Willard Dairy Corp. v. National Dairy Products Corp.
Headline: Denial of review lets a national dairy’s lower-court win stand, blocking a local Ohio dairy from amending its price-discrimination complaint and leaving questions about interstate price-cutting unresolved.
Holding: The Court declined to review the lower courts’ decision, leaving the dismissal and judgment against the local dairy intact, despite Justice Black’s view that amendment should have been allowed.
- Leaves lower-court dismissal intact, blocking the local dairy from suing again.
- Makes it harder for small local businesses to challenge national price-cutting.

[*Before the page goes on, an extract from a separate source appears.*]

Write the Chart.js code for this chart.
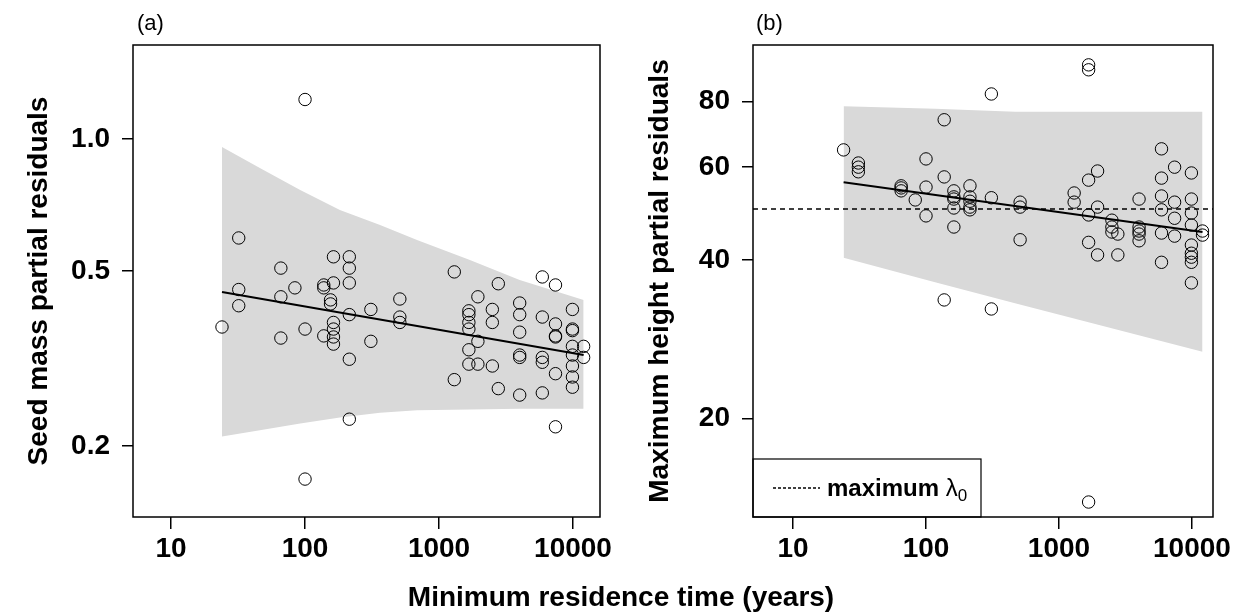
<!DOCTYPE html>
<html>
<head>
<meta charset="utf-8">
<script src="https://cdn.jsdelivr.net/npm/chart.js@4.4.1/dist/chart.umd.min.js"></script>
<style>
  html, body { margin: 0; padding: 0; background: #fff; }
  #wrap { position: relative; width: 1242px; height: 613px; overflow: hidden;
          font-family: "Liberation Sans", Arial, sans-serif; color: #000; }
  #wrap canvas { position: absolute; top: 0; }
  #cvA { left: 0; }
  #cvB { left: 621px; }
  .tag { position: absolute; top: 10px; font-size: 22px; line-height: 26px; }
  #xtitle { position: absolute; left: 0; width: 1242px; top: 581px; text-align: center;
            font-weight: bold; font-size: 28px; line-height: 32px; }
</style>
</head>
<body>
<div id="wrap">
  <canvas id="cvA" width="621" height="613"></canvas>
  <canvas id="cvB" width="621" height="613"></canvas>
  <div class="tag" style="left:137px">(a)</div>
  <div class="tag" style="left:756px">(b)</div>
  <div id="xtitle">Minimum residence time (years)</div>
</div>
<script>
// x axis: minimum residence time (years), shared by both panels
const xTicks = [10, 100, 1000, 10000];
const xTickLabels = ['10', '100', '1000', '10000'];

// (a) seed mass partial residuals
const seedTime = [24, 32, 32, 32, 66, 66, 66, 84, 100, 100, 100, 138, 138, 138, 155, 155,
  163, 163, 163, 163, 163, 163, 214, 214, 214, 214, 214, 214, 310, 310, 510, 510, 510,
  1300, 1300, 1670, 1670, 1670, 1670, 1670, 1670, 1950, 1950, 1950, 2500, 2500, 2500,
  2770, 2770, 4000, 4000, 4000, 4000, 4000, 4000, 5900, 5900, 5900, 5900, 5900,
  7400, 7400, 7400, 7400, 7400, 7400, 9900, 9900, 9900, 9900, 9900, 9900, 9900, 9900,
  12000, 12000];
const seedResid = [0.373, 0.595, 0.454, 0.417, 0.508, 0.437, 0.352, 0.458, 1.23, 0.369, 0.168,
  0.465, 0.458, 0.356, 0.430, 0.421,
  0.539, 0.470, 0.382, 0.369, 0.354, 0.341, 0.539, 0.508, 0.470, 0.398, 0.315, 0.230,
  0.409, 0.346, 0.432, 0.393, 0.382,
  0.498, 0.283, 0.406, 0.398, 0.382, 0.369, 0.331, 0.307, 0.437, 0.346, 0.307, 0.409, 0.382, 0.304,
  0.468, 0.270, 0.423, 0.398, 0.363, 0.322, 0.318, 0.261, 0.485, 0.393, 0.318, 0.310, 0.264,
  0.465, 0.379, 0.356, 0.354, 0.292, 0.221, 0.409, 0.369, 0.366, 0.337, 0.322, 0.304, 0.287, 0.272,
  0.337, 0.318];
const seedFitTime = [24, 12000];
const seedFit = [0.448, 0.322];
const seedBandTime = [24, 46, 92, 182, 363, 685, 1700, 4000, 12000];
const seedBandUpper = [0.959, 0.859, 0.765, 0.689, 0.637, 0.589, 0.530, 0.477, 0.430];
const seedBandLower = [0.210, 0.217, 0.225, 0.232, 0.238, 0.241, 0.242, 0.243, 0.243];
const seedTicks = [0.2, 0.5, 1.0];
const seedTickLabels = ['0.2', '0.5', '1.0'];

// (b) maximum height partial residuals
const heightTime = [24, 31, 31, 31, 65, 65, 65, 83, 100, 100, 100, 137, 137, 137,
  162, 162, 162, 162, 162, 214, 214, 214, 214, 214, 310, 310, 310, 510, 510, 510, 1300, 1300,
  1670, 1670, 1670, 1670, 1670, 1670, 1950, 1950, 1950, 2500, 2500, 2500, 2770, 2770,
  4000, 4000, 4000, 4000, 4000, 5900, 5900, 5900, 5900, 5900, 5900, 7400, 7400, 7400, 7400,
  9900, 9900, 9900, 9900, 9900, 9900, 9900, 9900, 9900, 12000, 12000];
const heightResid = [64.7, 61.1, 60.0, 58.8, 55.3, 54.8, 54.1, 52.0, 62.2, 55.0, 48.5, 73.8, 57.5, 33.6,
  54.1, 52.7, 52.2, 50.2, 46.2, 55.3, 52.7, 51.7, 50.4, 49.8, 82.6, 52.5, 32.3, 51.5, 50.4, 43.7, 53.6, 51.5,
  93.8, 91.8, 56.7, 48.7, 43.2, 13.9, 59.0, 50.4, 40.9, 47.6, 46.2, 45.2, 44.8, 40.9,
  52.2, 46.2, 45.4, 44.8, 43.5, 65.0, 57.2, 52.9, 49.8, 45.0, 39.6, 60.0, 51.5, 48.0, 44.4,
  58.5, 52.2, 49.1, 46.6, 42.7, 41.2, 40.5, 39.6, 36.2, 45.4, 44.6];
const heightFitTime = [24, 12000];
const heightFit = [56.2, 45.2];
const heightBandTime = [24, 117, 467, 12000];
const heightBandUpper = [78.3, 77.4, 76.4, 76.4];
const heightBandLower = [40.4, 36.3, 33.1, 26.8];
const heightTicks = [20, 40, 60, 80];
const heightTickLabels = ['20', '40', '60', '80'];
const lambdaMax = 50;

const FONT = '"Liberation Sans", Arial, sans-serif';

function pares(xs, ys) {
  return xs.map((x, i) => ({ x, y: ys[i] }));
}

// box around the plotting region
const marco = {
  id: 'marco',
  afterDraw(chart) {
    const { ctx, chartArea: a } = chart;
    ctx.save();
    ctx.strokeStyle = '#000';
    ctx.lineWidth = 1.5;
    ctx.strokeRect(a.left, a.top, a.right - a.left, a.bottom - a.top);
    ctx.restore();
  }
};

// legend for the dashed line in panel (b)
const leyendaLambda = {
  id: 'leyendaLambda',
  afterDatasetsDraw(chart) {
    const { ctx, chartArea: a } = chart;
    const w = 228, h = 58;
    const y = a.bottom - h / 2;
    ctx.save();
    ctx.fillStyle = '#fff';
    ctx.fillRect(a.left, a.bottom - h, w, h);
    ctx.strokeStyle = '#000';
    ctx.lineWidth = 1.2;
    ctx.strokeRect(a.left, a.bottom - h, w, h);
    ctx.setLineDash([3, 2]);
    ctx.lineWidth = 1.5;
    ctx.beginPath();
    ctx.moveTo(a.left + 20, y);
    ctx.lineTo(a.left + 67, y);
    ctx.stroke();
    ctx.setLineDash([]);
    ctx.fillStyle = '#000';
    ctx.textBaseline = 'alphabetic';
    let x = a.left + 74;
    ctx.font = 'bold 24px ' + FONT;
    ctx.fillText('maximum ', x, y + 8);
    x += ctx.measureText('maximum ').width;
    ctx.font = '24px ' + FONT;
    ctx.fillText('λ', x, y + 8);
    x += ctx.measureText('λ').width;
    ctx.font = '17px ' + FONT;
    ctx.fillText('0', x, y + 13);
    ctx.restore();
  }
};

function crearPanel(idCanvas, cfg) {
  const ctx = document.getElementById(idCanvas).getContext('2d');
  const datasets = [
    {
      type: 'line', data: pares(cfg.bandTime, cfg.bandUpper), fill: '+1',
      backgroundColor: '#d9d9d9', borderWidth: 0, pointRadius: 0, order: 4
    },
    {
      type: 'line', data: pares(cfg.bandTime, cfg.bandLower), fill: false,
      borderWidth: 0, pointRadius: 0, order: 4
    },
    {
      type: 'line', data: pares(cfg.fitTime, cfg.fit), borderColor: '#000',
      borderWidth: 2, pointRadius: 0, fill: false, order: 2
    },
    {
      type: 'scatter', data: pares(cfg.time, cfg.resid), pointRadius: 6.2,
      pointBorderWidth: 1, pointBorderColor: '#000', pointBackgroundColor: 'rgba(0,0,0,0)',
      order: 1
    }
  ];
  if (cfg.refLine !== undefined) {
    datasets.push({
      type: 'line', data: pares([cfg.xMin, cfg.xMax], [cfg.refLine, cfg.refLine]),
      borderColor: '#000', borderWidth: 1.5, borderDash: [5, 4], pointRadius: 0,
      fill: false, order: 3
    });
  }
  return new Chart(ctx, {
    type: 'scatter',
    data: { datasets },
    plugins: cfg.plugins,
    options: {
      responsive: false,
      animation: false,
      events: [],
      layout: { padding: { top: 45, right: cfg.padRight, left: 0, bottom: 0 } },
      plugins: { legend: { display: false }, tooltip: { enabled: false } },
      scales: {
        x: {
          type: 'logarithmic', min: cfg.xMin, max: cfg.xMax,
          afterBuildTicks: s => { s.ticks = xTicks.map(v => ({ value: v })); },
          afterFit: s => { s.height = 96; },
          ticks: {
            autoSkip: false, maxRotation: 0, padding: 3, color: '#000',
            font: { family: FONT, size: 28, weight: 'bold' },
            callback: (v, i) => xTickLabels[i]
          },
          grid: { drawOnChartArea: false, drawTicks: true, tickLength: 12, color: '#000', lineWidth: 1.5 },
          border: { display: false }
        },
        y: {
          type: 'logarithmic', min: cfg.yMin, max: cfg.yMax,
          afterBuildTicks: s => { s.ticks = cfg.yTicks.map(v => ({ value: v })); },
          afterFit: s => { s.width = cfg.axisWidth; },
          ticks: {
            autoSkip: false, padding: 12, color: '#000',
            font: { family: FONT, size: 28, weight: 'bold' },
            callback: (v, i) => cfg.yTickLabels[i]
          },
          grid: { drawOnChartArea: false, drawTicks: true, tickLength: 11, color: '#000', lineWidth: 1.5 },
          border: { display: false },
          title: {
            display: true, text: cfg.yTitle, color: '#000',
            font: { family: FONT, size: 28, weight: 'bold' },
            padding: { top: 22, bottom: 0 }
          }
        }
      }
    }
  });
}

crearPanel('cvA', {
  time: seedTime, resid: seedResid,
  fitTime: seedFitTime, fit: seedFit,
  bandTime: seedBandTime, bandUpper: seedBandUpper, bandLower: seedBandLower,
  yTicks: seedTicks, yTickLabels: seedTickLabels,
  xMin: 5.2, xMax: 15900, yMin: 0.1377, yMax: 1.637,
  axisWidth: 133, padRight: 21,
  yTitle: 'Seed mass partial residuals',
  plugins: [marco]
});

crearPanel('cvB', {
  time: heightTime, resid: heightResid,
  fitTime: heightFitTime, fit: heightFit,
  bandTime: heightBandTime, bandUpper: heightBandUpper, bandLower: heightBandLower,
  yTicks: heightTicks, yTickLabels: heightTickLabels,
  xMin: 5.0, xMax: 14390, yMin: 13.02, yMax: 102.3,
  refLine: lambdaMax,
  axisWidth: 132, padRight: 29,
  yTitle: 'Maximum height partial residuals',
  plugins: [leyendaLambda, marco]
});
</script>
</body>
</html>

- Allows interstate companies to potentially use national resources to undercut local competitors.
Summary
Background
A single-plant local dairy in Ohio sued a large national dairy company, saying the national firm cut milk prices where they competed locally but not elsewhere in Ohio. The local dairy sought damages under the Robinson-Patman Act, which outlaws price discrimination when any of the purchases involved are in interstate commerce. The complaint did not allege interstate sales discrimination at first, and the local dairy asked to amend the complaint to add that fact.
Reasoning
The trial judge twice refused to allow the local dairy to amend its complaint, then denied oral argument on a motion to dismiss without prejudice and entered summary judgment that barred the dairy from refiling. The Supreme Court declined to review the case, leaving the lower-court dismissal intact. Justice Black wrote a dissent from that denial, arguing the trial judge ignored Rule 15(a) that normally allows amendments and that earlier decisions like Moore v. Mead's Fine Bread Co. supported the dairy’s claim.
Real world impact
Because the Supreme Court refused to take the case, the dismissal preventing the local dairy from pursuing its Robinson-Patman Act claim remains in force. That outcome, in Justice Black’s view, lets a national company’s economic power go unchecked against smaller local competitors and leaves the core factual dispute about interstate versus intrastate price-cutting unresolved. The ruling is a denial of review, not a final decision on the statute’s merits.
Dissents or concurrances
Justice Black would have granted review, stressing procedural unfairness and that the issue is important for protecting small local businesses against predatory price-cutting by interstate firms.